Repeatability and Counterproliferation of Metal Additive Manufacturing Technologies in Aerospace Applications
Open Access
- Author:
- Maley, Siri Katrina
- Area of Honors:
- Aerospace Engineering
- Degree:
- Bachelor of Science
- Document Type:
- Thesis
- Thesis Supervisors:
- Dr. Sven G Bilén, Thesis Supervisor
Robert Graham Melton, Thesis Honors Advisor - Keywords:
- Additive Manufacturing
Solid Freeform Fabrication
Counterproliferation
Cybersecurity
Quality Assurance
Aerospace
Air Force - Abstract:
- Additive manufacturing (“3D printing”) is emerging as a promising and disruptive technology for high-performance military aerospace applications. The ability to additively print rather than subtractively machine critical components presents opportunities to lower cost, weight, production time, part count, and material waste while improving performance and functionality. However, reliance on additive manufacturing also involves storing increasingly large amounts of sensitive information and intellectual property in digital media. As the additive manufacturing industry continues to rapidly develop, the factors affecting its accessibility and repeatability from digital information are subject to constant change. This thesis examines the current and future accessibility of additive manufacturing and the cybersecurity risks of its associated digital information.
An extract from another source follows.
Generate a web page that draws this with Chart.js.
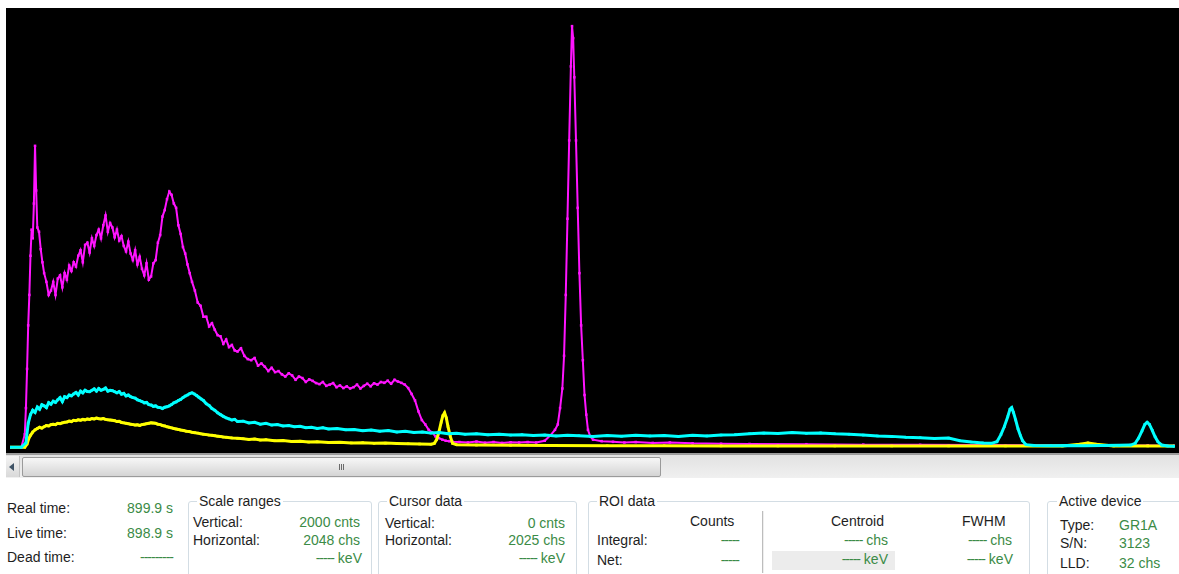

It then synthesizes this to analyze potential interdiction points in the proliferation of high-performance additive manufacturing. This thesis concludes by experimentally testing the current repeatability of high-performance additive manufacturing under one counterproliferation leverage point: the use of recycled titanium 6-4 powder to simulate interdiction of a consumables supply chain. The study concludes that direct metal laser sintering of the tensile specimens resulted in critical surface inconsistencies, including biases based on part orientation and some out-of-tolerance geometry. However, the specimens exhibited no significant variation in performance-critical mechanical properties (modulus of elasticity and yield strength).